— begin GIVEN INFORMATION —

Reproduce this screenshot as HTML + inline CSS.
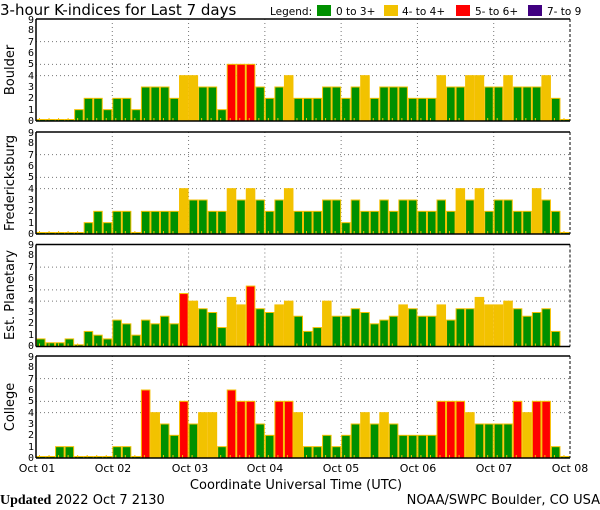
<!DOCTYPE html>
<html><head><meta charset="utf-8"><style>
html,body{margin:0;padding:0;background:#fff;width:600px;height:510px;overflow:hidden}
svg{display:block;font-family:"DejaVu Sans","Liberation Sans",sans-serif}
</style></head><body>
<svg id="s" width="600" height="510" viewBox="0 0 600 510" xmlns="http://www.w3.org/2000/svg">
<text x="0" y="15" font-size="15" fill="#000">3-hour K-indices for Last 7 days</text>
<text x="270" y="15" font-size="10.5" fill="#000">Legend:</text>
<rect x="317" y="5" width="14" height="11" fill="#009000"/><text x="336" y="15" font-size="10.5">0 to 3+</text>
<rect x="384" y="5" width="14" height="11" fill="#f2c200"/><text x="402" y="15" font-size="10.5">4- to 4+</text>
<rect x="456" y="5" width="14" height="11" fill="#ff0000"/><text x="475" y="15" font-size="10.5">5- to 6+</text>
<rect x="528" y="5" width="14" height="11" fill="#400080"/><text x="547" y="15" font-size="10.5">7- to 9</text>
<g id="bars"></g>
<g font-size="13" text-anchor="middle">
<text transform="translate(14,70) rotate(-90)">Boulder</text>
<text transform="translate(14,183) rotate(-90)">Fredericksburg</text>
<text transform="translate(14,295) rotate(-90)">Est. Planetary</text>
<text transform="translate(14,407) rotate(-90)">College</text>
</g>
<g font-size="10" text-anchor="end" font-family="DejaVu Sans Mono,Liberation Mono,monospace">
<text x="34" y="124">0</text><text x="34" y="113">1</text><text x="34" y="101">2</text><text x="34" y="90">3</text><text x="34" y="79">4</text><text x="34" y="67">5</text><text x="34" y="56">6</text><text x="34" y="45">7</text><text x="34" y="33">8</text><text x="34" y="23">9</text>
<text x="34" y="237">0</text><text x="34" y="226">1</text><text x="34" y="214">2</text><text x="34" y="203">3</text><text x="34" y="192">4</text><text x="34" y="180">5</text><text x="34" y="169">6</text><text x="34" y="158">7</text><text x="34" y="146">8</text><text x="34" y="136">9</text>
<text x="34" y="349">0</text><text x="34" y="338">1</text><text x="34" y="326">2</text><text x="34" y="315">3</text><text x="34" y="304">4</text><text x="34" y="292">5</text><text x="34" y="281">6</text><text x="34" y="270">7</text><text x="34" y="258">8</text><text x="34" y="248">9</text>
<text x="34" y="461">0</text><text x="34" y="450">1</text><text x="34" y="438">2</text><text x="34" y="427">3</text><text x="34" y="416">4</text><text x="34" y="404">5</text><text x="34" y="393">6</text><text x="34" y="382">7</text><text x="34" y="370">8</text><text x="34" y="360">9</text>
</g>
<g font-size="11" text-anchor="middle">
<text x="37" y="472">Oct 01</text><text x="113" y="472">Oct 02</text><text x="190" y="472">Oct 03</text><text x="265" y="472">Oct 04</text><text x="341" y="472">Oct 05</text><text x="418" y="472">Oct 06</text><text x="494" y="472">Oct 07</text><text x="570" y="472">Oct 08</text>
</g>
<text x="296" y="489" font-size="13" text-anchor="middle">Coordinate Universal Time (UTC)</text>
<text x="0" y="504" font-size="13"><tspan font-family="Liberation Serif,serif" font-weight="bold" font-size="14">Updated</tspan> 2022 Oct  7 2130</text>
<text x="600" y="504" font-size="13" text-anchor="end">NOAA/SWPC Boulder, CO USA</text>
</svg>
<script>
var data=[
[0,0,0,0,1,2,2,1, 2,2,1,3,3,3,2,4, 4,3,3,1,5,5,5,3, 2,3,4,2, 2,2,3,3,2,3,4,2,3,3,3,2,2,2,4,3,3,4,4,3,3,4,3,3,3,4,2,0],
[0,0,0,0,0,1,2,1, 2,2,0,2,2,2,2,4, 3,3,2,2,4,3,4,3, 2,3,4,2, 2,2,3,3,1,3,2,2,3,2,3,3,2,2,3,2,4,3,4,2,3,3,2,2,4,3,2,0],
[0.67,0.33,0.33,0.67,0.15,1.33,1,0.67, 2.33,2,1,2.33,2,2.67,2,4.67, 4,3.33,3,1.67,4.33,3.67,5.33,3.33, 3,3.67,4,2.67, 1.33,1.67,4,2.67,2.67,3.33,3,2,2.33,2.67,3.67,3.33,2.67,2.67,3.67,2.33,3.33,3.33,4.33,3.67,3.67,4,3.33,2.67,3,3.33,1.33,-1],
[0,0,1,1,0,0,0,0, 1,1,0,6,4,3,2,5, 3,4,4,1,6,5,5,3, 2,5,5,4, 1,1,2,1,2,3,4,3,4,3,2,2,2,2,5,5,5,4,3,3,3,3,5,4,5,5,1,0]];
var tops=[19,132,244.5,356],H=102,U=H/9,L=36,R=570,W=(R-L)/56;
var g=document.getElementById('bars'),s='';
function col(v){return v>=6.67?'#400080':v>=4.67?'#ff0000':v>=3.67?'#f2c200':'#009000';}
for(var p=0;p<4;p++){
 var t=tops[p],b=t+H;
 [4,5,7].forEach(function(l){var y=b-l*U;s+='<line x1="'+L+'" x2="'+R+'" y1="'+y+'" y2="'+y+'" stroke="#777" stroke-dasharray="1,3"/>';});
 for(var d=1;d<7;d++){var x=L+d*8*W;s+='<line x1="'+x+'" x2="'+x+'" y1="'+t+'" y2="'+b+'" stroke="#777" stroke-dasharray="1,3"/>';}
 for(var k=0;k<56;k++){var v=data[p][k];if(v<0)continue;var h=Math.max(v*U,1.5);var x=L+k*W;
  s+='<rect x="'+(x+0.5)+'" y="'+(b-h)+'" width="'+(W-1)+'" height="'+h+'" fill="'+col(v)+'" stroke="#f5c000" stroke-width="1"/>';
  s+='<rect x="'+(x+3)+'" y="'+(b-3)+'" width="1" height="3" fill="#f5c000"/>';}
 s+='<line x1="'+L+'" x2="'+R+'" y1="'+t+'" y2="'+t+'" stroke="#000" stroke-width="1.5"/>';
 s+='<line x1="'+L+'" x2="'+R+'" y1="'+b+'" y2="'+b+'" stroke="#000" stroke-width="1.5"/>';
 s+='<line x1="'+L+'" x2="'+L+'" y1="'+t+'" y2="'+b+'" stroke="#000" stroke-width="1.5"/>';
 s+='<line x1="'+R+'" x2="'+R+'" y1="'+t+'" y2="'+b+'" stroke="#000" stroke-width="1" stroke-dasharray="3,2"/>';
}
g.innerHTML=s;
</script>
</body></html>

— end GIVEN INFORMATION —

Copy out each line word for word, please, skipping the images.

COMPLETED TASK:
Reproduce this screenshot as HTML + inline CSS.
<!DOCTYPE html>
<html><head><meta charset="utf-8"><style>
html,body{margin:0;padding:0;background:#fff;width:600px;height:510px;overflow:hidden}
svg{display:block;font-family:"DejaVu Sans","Liberation Sans",sans-serif}
</style></head><body>
<svg id="s" width="600" height="510" viewBox="0 0 600 510" xmlns="http://www.w3.org/2000/svg">
<text x="0" y="15" font-size="15" fill="#000">3-hour K-indices for Last 7 days</text>
<text x="270" y="15" font-size="10.5" fill="#000">Legend:</text>
<rect x="317" y="5" width="14" height="11" fill="#009000"/><text x="336" y="15" font-size="10.5">0 to 3+</text>
<rect x="384" y="5" width="14" height="11" fill="#f2c200"/><text x="402" y="15" font-size="10.5">4- to 4+</text>
<rect x="456" y="5" width="14" height="11" fill="#ff0000"/><text x="475" y="15" font-size="10.5">5- to 6+</text>
<rect x="528" y="5" width="14" height="11" fill="#400080"/><text x="547" y="15" font-size="10.5">7- to 9</text>
<g id="bars"></g>
<g font-size="13" text-anchor="middle">
<text transform="translate(14,70) rotate(-90)">Boulder</text>
<text transform="translate(14,183) rotate(-90)">Fredericksburg</text>
<text transform="translate(14,295) rotate(-90)">Est. Planetary</text>
<text transform="translate(14,407) rotate(-90)">College</text>
</g>
<g font-size="10" text-anchor="end" font-family="DejaVu Sans Mono,Liberation Mono,monospace">
<text x="34" y="124">0</text><text x="34" y="113">1</text><text x="34" y="101">2</text><text x="34" y="90">3</text><text x="34" y="79">4</text><text x="34" y="67">5</text><text x="34" y="56">6</text><text x="34" y="45">7</text><text x="34" y="33">8</text><text x="34" y="23">9</text>
<text x="34" y="237">0</text><text x="34" y="226">1</text><text x="34" y="214">2</text><text x="34" y="203">3</text><text x="34" y="192">4</text><text x="34" y="180">5</text><text x="34" y="169">6</text><text x="34" y="158">7</text><text x="34" y="146">8</text><text x="34" y="136">9</text>
<text x="34" y="349">0</text><text x="34" y="338">1</text><text x="34" y="326">2</text><text x="34" y="315">3</text><text x="34" y="304">4</text><text x="34" y="292">5</text><text x="34" y="281">6</text><text x="34" y="270">7</text><text x="34" y="258">8</text><text x="34" y="248">9</text>
<text x="34" y="461">0</text><text x="34" y="450">1</text><text x="34" y="438">2</text><text x="34" y="427">3</text><text x="34" y="416">4</text><text x="34" y="404">5</text><text x="34" y="393">6</text><text x="34" y="382">7</text><text x="34" y="370">8</text><text x="34" y="360">9</text>
</g>
<g font-size="11" text-anchor="middle">
<text x="37" y="472">Oct 01</text><text x="113" y="472">Oct 02</text><text x="190" y="472">Oct 03</text><text x="265" y="472">Oct 04</text><text x="341" y="472">Oct 05</text><text x="418" y="472">Oct 06</text><text x="494" y="472">Oct 07</text><text x="570" y="472">Oct 08</text>
</g>
<text x="296" y="489" font-size="13" text-anchor="middle">Coordinate Universal Time (UTC)</text>
<text x="0" y="504" font-size="13"><tspan font-family="Liberation Serif,serif" font-weight="bold" font-size="14">Updated</tspan> 2022 Oct  7 2130</text>
<text x="600" y="504" font-size="13" text-anchor="end">NOAA/SWPC Boulder, CO USA</text>
</svg>
<script>
var data=[
[0,0,0,0,1,2,2,1, 2,2,1,3,3,3,2,4, 4,3,3,1,5,5,5,3, 2,3,4,2, 2,2,3,3,2,3,4,2,3,3,3,2,2,2,4,3,3,4,4,3,3,4,3,3,3,4,2,0],
[0,0,0,0,0,1,2,1, 2,2,0,2,2,2,2,4, 3,3,2,2,4,3,4,3, 2,3,4,2, 2,2,3,3,1,3,2,2,3,2,3,3,2,2,3,2,4,3,4,2,3,3,2,2,4,3,2,0],
[0.67,0.33,0.33,0.67,0.15,1.33,1,0.67, 2.33,2,1,2.33,2,2.67,2,4.67, 4,3.33,3,1.67,4.33,3.67,5.33,3.33, 3,3.67,4,2.67, 1.33,1.67,4,2.67,2.67,3.33,3,2,2.33,2.67,3.67,3.33,2.67,2.67,3.67,2.33,3.33,3.33,4.33,3.67,3.67,4,3.33,2.67,3,3.33,1.33,-1],
[0,0,1,1,0,0,0,0, 1,1,0,6,4,3,2,5, 3,4,4,1,6,5,5,3, 2,5,5,4, 1,1,2,1,2,3,4,3,4,3,2,2,2,2,5,5,5,4,3,3,3,3,5,4,5,5,1,0]];
var tops=[19,132,244.5,356],H=102,U=H/9,L=36,R=570,W=(R-L)/56;
var g=document.getElementById('bars'),s='';
function col(v){return v>=6.67?'#400080':v>=4.67?'#ff0000':v>=3.67?'#f2c200':'#009000';}
for(var p=0;p<4;p++){
 var t=tops[p],b=t+H;
 [4,5,7].forEach(function(l){var y=b-l*U;s+='<line x1="'+L+'" x2="'+R+'" y1="'+y+'" y2="'+y+'" stroke="#777" stroke-dasharray="1,3"/>';});
 for(var d=1;d<7;d++){var x=L+d*8*W;s+='<line x1="'+x+'" x2="'+x+'" y1="'+t+'" y2="'+b+'" stroke="#777" stroke-dasharray="1,3"/>';}
 for(var k=0;k<56;k++){var v=data[p][k];if(v<0)continue;var h=Math.max(v*U,1.5);var x=L+k*W;
  s+='<rect x="'+(x+0.5)+'" y="'+(b-h)+'" width="'+(W-1)+'" height="'+h+'" fill="'+col(v)+'" stroke="#f5c000" stroke-width="1"/>';
  s+='<rect x="'+(x+3)+'" y="'+(b-3)+'" width="1" height="3" fill="#f5c000"/>';}
 s+='<line x1="'+L+'" x2="'+R+'" y1="'+t+'" y2="'+t+'" stroke="#000" stroke-width="1.5"/>';
 s+='<line x1="'+L+'" x2="'+R+'" y1="'+b+'" y2="'+b+'" stroke="#000" stroke-width="1.5"/>';
 s+='<line x1="'+L+'" x2="'+L+'" y1="'+t+'" y2="'+b+'" stroke="#000" stroke-width="1.5"/>';
 s+='<line x1="'+R+'" x2="'+R+'" y1="'+t+'" y2="'+b+'" stroke="#000" stroke-width="1" stroke-dasharray="3,2"/>';
}
g.innerHTML=s;
</script>
</body></html>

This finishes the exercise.